[start Dataset records]
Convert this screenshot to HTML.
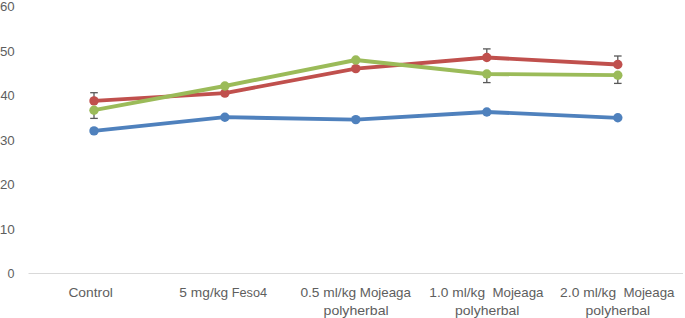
[end Dataset records]
[start Dataset records]
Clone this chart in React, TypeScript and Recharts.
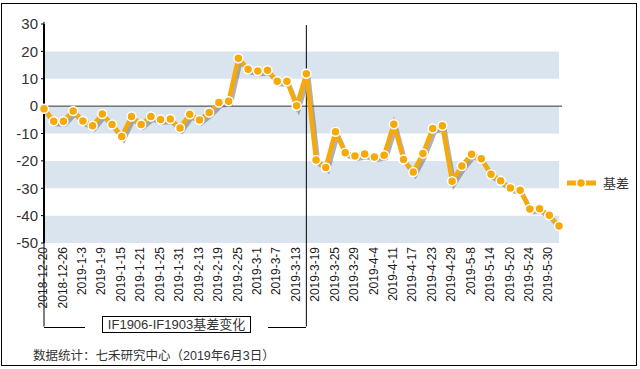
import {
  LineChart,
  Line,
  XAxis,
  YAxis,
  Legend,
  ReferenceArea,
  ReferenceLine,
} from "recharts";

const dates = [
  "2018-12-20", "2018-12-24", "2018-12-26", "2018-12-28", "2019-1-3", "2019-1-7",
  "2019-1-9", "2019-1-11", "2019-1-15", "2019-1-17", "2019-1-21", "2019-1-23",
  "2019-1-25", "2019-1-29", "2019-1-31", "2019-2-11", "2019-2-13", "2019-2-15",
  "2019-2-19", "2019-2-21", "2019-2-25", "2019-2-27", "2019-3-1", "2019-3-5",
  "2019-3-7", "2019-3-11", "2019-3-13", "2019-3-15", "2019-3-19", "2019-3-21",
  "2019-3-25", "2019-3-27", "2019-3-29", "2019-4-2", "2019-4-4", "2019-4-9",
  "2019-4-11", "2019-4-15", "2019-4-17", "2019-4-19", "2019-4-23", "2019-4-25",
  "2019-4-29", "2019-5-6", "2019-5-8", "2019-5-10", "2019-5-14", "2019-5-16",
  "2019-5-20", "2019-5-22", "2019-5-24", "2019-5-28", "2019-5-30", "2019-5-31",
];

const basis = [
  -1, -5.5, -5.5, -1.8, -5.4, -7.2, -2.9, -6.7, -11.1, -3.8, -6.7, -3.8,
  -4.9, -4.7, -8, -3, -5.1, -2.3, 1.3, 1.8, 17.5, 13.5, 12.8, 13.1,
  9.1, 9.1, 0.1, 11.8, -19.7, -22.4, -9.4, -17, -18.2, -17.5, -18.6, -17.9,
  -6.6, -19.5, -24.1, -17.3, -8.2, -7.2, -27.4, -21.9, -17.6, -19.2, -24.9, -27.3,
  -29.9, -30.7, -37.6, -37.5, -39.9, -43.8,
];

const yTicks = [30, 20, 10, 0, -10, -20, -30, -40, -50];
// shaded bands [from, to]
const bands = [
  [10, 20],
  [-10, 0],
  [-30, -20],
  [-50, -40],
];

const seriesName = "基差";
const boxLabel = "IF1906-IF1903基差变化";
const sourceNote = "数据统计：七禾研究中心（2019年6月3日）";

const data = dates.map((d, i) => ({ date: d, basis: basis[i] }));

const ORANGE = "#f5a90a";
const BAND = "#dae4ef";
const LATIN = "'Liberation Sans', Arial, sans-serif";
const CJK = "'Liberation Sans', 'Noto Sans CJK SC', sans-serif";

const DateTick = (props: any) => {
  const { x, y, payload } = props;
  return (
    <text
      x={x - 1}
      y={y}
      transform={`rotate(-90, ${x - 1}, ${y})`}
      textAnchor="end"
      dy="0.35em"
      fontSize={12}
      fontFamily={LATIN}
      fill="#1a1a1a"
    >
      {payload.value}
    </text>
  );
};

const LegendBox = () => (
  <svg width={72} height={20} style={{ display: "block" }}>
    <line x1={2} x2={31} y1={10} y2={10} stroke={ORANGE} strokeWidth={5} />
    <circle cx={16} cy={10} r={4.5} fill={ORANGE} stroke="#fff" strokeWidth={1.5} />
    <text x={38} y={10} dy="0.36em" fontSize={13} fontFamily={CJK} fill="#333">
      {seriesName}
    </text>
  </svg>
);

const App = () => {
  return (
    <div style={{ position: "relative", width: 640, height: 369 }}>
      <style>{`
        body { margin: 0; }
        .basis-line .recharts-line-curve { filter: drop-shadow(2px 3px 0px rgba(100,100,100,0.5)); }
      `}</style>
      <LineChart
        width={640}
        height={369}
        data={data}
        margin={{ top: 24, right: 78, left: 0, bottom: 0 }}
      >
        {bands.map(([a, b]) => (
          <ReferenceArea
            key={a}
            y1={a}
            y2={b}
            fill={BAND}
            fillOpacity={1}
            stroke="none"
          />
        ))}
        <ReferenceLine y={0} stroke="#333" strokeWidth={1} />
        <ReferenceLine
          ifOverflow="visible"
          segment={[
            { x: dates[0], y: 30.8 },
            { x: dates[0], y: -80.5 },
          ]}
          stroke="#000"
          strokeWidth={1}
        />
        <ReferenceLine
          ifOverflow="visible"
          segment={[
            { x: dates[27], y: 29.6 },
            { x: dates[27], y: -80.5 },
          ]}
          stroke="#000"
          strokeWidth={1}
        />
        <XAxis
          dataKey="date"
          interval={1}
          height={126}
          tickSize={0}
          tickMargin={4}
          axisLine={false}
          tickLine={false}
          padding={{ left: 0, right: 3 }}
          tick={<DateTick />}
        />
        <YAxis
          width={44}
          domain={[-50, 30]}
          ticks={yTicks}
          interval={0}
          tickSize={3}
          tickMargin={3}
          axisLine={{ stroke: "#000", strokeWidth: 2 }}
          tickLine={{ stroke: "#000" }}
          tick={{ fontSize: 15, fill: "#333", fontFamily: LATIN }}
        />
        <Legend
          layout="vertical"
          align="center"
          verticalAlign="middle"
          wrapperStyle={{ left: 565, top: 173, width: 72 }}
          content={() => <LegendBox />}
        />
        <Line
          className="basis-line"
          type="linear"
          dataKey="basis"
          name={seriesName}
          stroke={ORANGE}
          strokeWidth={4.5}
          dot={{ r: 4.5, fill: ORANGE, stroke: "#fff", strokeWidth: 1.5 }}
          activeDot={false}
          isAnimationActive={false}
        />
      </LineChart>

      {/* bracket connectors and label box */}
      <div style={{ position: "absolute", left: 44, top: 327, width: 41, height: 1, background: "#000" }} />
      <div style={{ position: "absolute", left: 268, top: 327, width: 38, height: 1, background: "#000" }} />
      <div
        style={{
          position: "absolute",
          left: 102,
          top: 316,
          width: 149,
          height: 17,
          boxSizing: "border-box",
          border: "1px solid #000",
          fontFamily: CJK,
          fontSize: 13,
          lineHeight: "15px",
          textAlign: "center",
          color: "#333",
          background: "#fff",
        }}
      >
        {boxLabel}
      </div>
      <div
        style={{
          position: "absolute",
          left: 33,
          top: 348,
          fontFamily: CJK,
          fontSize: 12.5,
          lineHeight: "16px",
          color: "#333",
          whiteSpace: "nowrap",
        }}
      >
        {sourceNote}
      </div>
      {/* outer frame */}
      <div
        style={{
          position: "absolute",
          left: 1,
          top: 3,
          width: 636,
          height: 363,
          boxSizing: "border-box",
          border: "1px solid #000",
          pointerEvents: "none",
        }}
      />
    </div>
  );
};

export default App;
[end Dataset records]
[start Dataset records]
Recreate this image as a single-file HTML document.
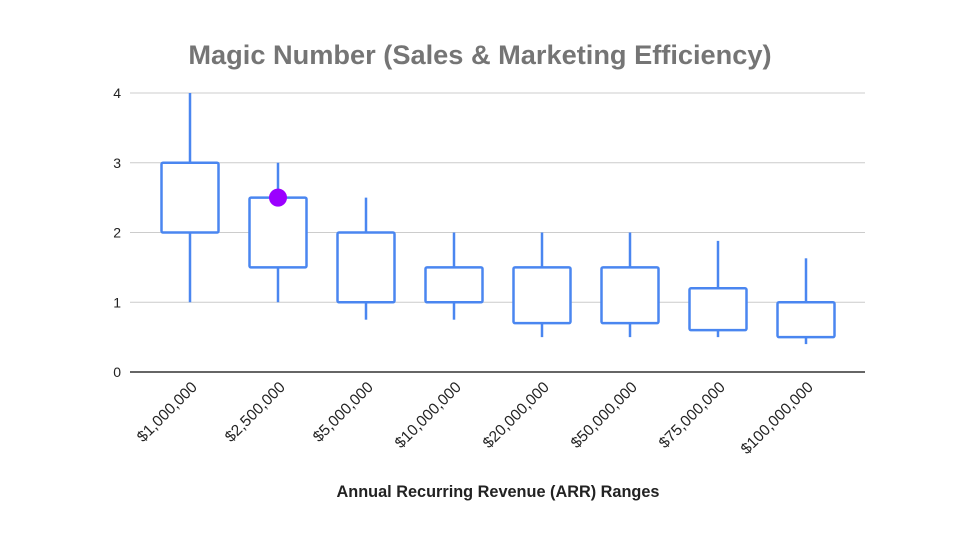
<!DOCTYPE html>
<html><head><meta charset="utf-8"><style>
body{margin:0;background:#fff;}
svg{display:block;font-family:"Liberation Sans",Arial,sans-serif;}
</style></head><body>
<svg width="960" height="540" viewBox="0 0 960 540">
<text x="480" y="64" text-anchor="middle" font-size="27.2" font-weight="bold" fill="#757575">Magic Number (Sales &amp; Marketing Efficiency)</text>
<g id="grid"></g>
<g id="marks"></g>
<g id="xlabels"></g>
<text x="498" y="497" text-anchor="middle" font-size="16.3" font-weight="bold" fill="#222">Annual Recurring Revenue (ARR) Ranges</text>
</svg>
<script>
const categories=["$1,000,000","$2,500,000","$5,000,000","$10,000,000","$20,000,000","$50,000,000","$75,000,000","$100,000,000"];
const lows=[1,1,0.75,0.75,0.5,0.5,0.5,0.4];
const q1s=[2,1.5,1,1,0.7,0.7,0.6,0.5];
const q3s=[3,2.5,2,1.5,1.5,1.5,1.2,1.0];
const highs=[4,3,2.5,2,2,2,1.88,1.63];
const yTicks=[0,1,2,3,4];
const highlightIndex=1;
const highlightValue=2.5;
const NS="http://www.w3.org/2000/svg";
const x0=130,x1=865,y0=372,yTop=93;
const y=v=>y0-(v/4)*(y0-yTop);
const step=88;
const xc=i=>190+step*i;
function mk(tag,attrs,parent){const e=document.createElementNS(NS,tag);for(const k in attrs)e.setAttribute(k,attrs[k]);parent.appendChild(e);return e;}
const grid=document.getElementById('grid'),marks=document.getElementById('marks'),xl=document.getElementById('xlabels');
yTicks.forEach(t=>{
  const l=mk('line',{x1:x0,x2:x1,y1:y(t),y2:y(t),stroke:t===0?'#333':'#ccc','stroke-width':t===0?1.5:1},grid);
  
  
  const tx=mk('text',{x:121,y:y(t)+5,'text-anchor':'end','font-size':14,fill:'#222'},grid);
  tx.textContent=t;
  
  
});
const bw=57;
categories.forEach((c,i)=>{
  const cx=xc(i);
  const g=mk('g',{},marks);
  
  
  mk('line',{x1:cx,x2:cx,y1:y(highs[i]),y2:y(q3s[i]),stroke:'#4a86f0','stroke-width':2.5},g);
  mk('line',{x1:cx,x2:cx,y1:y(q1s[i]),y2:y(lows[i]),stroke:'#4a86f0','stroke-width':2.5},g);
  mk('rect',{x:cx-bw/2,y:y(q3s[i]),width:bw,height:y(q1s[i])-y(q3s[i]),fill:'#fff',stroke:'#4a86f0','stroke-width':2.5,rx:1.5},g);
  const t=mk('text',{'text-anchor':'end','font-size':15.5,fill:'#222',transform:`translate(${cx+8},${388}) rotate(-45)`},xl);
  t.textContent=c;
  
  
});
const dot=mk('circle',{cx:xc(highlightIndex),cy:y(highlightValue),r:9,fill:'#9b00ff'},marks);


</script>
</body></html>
[end Dataset records]
## What is being asked
Leave out the pictures and transcribe exactly the lines from the one containing "Clone this chart" through the one containing "Sans', 'Noto Sans".

## Answer in full
Clone this chart in React, TypeScript and Recharts.
import {
  LineChart,
  Line,
  XAxis,
  YAxis,
  Legend,
  ReferenceArea,
  ReferenceLine,
} from "recharts";

const dates = [
  "2018-12-20", "2018-12-24", "2018-12-26", "2018-12-28", "2019-1-3", "2019-1-7",
  "2019-1-9", "2019-1-11", "2019-1-15", "2019-1-17", "2019-1-21", "2019-1-23",
  "2019-1-25", "2019-1-29", "2019-1-31", "2019-2-11", "2019-2-13", "2019-2-15",
  "2019-2-19", "2019-2-21", "2019-2-25", "2019-2-27", "2019-3-1", "2019-3-5",
  "2019-3-7", "2019-3-11", "2019-3-13", "2019-3-15", "2019-3-19", "2019-3-21",
  "2019-3-25", "2019-3-27", "2019-3-29", "2019-4-2", "2019-4-4", "2019-4-9",
  "2019-4-11", "2019-4-15", "2019-4-17", "2019-4-19", "2019-4-23", "2019-4-25",
  "2019-4-29", "2019-5-6", "2019-5-8", "2019-5-10", "2019-5-14", "2019-5-16",
  "2019-5-20", "2019-5-22", "2019-5-24", "2019-5-28", "2019-5-30", "2019-5-31",
];

const basis = [
  -1, -5.5, -5.5, -1.8, -5.4, -7.2, -2.9, -6.7, -11.1, -3.8, -6.7, -3.8,
  -4.9, -4.7, -8, -3, -5.1, -2.3, 1.3, 1.8, 17.5, 13.5, 12.8, 13.1,
  9.1, 9.1, 0.1, 11.8, -19.7, -22.4, -9.4, -17, -18.2, -17.5, -18.6, -17.9,
  -6.6, -19.5, -24.1, -17.3, -8.2, -7.2, -27.4, -21.9, -17.6, -19.2, -24.9, -27.3,
  -29.9, -30.7, -37.6, -37.5, -39.9, -43.8,
];

const yTicks = [30, 20, 10, 0, -10, -20, -30, -40, -50];
// shaded bands [from, to]
const bands = [
  [10, 20],
  [-10, 0],
  [-30, -20],
  [-50, -40],
];

const seriesName = "基差";
const boxLabel = "IF1906-IF1903基差变化";
const sourceNote = "数据统计：七禾研究中心（2019年6月3日）";

const data = dates.map((d, i) => ({ date: d, basis: basis[i] }));

const ORANGE = "#f5a90a";
const BAND = "#dae4ef";
const LATIN = "'Liberation Sans', Arial, sans-serif";
const CJK = "'Liberation Sans', 'Noto Sans CJK SC', sans-serif";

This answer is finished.